One topic covered I believe is the grossly misinformed subject of student indebtedness. First, I think there is a current phenomenon that all student debt is bad. I do not believe this statement is true. I think some level of student debt ensures the student has some skin in the game or investment in their education. Now how much is too much is a personal decision and where the devil is in the details. That said, according to Congress.gov, 46% of student loans in AY2023-2024 were graduate loans. In addition, according to sofi.com, the average graduate student debt amount is $78,118. However, the average undergraduate student debt in 2024 was $25,583 according to educationdata.org. This amounts to about $6,400 per year for a traditional four-year graduate and is more than $50,000 less than graduate student loan debt – a meaningful difference. I find many times the challenge in the conversation is the outlier anecdote reported on the student who graduated with over $100,000 in undergraduate debt. As an industry, I think we need to do a better job of telling the undergraduate student debt story – and one I tried to convey.
Another topic discussed was the challenge associated with net price transparency given differing socioeconomic strata and how financial aid is perceived by and awarded to students. The story I shared was that families from the higher end of the socioeconomic strata feel they are paying too much and subsidizing lower income families. Families in the middle of the socioeconomic strata many times make too much to afford but not enough to qualify for financial assistance. This serves as an access barrier to higher education. Families from the lower end of the socioeconomic strata are concerned with the affordability of college. So, in working to develop best practice principles within enrollment management in higher education tied to net price transparency, we need to find a common thread amongst all three socioeconomic strata – a pretty heavy lift – acknowledged by the gallery.

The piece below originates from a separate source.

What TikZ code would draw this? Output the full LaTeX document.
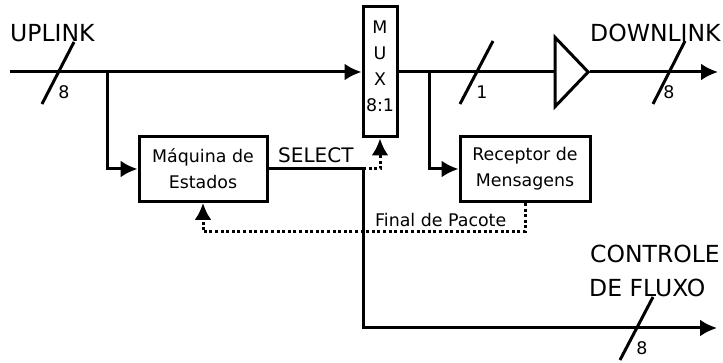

Discussion also ensued around the topic of assessing a family’s demonstrated financial need consistently while allowing for some level of ability to predict cost of attendance beyond a single academic year. This would allow families to do more long-term college financial planning. One of the thoughtful recommendations and conversations involved capturing multiple years of income data that would smooth out variability in a family’s financial profile. This would allow for longer-term financial need assessment. Tied to this, discussion involved indexing financial aid awards such that as tuition increased annually, so did a family’s need-based financial aid package. I worked at one institution that indexed financial aid and another that grappled with the topic. It is not an inexpensive endeavor for an institution but not only does this allow families to financially plan for multiple years of college expense, but over time the emergence of an unmet financial need gap does also not occur contributing to increased student persistence. A real win for college completion.

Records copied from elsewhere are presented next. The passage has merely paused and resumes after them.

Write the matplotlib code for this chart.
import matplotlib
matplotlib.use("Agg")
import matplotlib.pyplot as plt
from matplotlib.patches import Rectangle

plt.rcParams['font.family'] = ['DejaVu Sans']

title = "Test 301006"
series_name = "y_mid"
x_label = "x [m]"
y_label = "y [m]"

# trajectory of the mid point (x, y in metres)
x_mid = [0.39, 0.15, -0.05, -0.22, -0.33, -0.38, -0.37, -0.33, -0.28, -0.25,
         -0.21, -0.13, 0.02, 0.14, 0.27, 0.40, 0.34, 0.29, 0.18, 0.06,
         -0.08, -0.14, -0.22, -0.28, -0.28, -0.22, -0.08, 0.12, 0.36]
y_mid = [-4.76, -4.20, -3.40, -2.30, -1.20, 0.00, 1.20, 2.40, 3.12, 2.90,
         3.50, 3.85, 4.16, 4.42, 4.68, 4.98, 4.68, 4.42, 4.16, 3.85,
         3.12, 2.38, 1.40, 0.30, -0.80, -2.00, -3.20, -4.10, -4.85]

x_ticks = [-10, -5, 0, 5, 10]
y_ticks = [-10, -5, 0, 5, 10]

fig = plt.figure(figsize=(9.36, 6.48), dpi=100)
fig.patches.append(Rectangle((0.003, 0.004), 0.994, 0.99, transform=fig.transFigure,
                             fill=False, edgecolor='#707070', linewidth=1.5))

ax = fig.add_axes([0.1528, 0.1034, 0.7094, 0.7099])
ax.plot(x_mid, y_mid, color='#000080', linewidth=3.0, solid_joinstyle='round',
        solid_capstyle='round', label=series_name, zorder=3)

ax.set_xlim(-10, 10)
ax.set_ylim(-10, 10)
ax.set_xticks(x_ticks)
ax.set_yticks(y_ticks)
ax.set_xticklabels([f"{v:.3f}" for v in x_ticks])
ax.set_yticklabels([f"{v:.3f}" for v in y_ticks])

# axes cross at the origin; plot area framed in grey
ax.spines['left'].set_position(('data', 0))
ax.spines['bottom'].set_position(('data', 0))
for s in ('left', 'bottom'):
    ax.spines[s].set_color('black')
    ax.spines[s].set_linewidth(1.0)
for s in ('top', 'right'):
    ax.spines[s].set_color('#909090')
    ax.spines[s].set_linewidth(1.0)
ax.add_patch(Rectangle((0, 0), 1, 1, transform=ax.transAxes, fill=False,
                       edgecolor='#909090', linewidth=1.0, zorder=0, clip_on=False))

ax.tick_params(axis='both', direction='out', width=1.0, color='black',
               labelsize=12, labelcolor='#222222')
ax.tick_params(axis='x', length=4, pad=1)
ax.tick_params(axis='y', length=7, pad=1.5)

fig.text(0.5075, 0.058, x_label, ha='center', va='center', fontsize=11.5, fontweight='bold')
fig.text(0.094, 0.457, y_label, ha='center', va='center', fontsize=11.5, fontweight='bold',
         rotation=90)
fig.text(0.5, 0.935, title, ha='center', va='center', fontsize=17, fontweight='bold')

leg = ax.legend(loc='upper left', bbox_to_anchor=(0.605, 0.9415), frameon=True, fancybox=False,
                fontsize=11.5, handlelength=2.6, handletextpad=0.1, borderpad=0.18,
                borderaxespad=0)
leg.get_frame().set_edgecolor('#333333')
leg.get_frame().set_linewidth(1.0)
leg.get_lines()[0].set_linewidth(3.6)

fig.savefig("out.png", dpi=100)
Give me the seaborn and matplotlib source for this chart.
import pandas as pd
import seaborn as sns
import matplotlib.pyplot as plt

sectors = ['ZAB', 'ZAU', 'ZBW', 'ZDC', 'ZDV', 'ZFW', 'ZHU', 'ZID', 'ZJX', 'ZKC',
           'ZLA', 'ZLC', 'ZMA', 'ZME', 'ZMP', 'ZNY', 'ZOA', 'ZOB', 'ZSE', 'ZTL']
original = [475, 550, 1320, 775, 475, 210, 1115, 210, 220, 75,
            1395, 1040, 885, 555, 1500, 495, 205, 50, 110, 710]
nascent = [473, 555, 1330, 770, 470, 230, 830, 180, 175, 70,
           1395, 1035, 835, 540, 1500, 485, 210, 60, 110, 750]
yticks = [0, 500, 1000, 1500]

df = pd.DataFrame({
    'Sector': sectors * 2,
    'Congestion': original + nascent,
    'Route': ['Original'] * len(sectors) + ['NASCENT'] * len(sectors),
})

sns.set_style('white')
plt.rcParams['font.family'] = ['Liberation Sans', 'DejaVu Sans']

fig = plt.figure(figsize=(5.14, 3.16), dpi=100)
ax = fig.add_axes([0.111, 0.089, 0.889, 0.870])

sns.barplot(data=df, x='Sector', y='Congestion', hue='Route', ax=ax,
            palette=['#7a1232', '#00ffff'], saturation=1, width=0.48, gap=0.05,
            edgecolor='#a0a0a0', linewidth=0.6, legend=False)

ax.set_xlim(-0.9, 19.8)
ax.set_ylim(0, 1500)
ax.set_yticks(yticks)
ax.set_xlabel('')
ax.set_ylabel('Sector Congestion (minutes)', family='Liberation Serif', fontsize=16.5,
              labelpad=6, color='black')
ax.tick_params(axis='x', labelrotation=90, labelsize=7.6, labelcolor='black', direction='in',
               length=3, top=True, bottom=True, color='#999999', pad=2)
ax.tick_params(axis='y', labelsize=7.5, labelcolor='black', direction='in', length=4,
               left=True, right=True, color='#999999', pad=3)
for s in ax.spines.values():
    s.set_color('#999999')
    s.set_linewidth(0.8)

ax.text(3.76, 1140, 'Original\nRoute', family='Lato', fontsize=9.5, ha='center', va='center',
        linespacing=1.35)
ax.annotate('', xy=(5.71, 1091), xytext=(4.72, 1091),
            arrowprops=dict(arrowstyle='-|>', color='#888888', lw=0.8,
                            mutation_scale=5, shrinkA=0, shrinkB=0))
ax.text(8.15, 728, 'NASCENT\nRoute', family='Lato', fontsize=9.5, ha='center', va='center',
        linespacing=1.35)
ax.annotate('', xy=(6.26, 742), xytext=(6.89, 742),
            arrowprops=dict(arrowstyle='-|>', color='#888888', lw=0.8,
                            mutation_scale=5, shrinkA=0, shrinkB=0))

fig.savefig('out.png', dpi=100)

Given my passion on the topic of student success, I tried to circle our conversations back to one involving a student focus. Many times, I find higher education conversations get caught up in topics on the institutions themselves, the finances – revenues and expenses, price and cost, and we lose the student mindset. One question that was asked of our panel involved how Congress could incentivize higher education? In addition to providing a menu option of potential incentives, I tried to advocate for institutions that are doing good work and making innovations in student success such that a greater proportion of students complete their academic goals – whether a degree, certificate, badge, or some other type of credential. Ultimately, if we continue to keep our focus on student outcomes, this serves as a win for higher education as well as the participants – the students.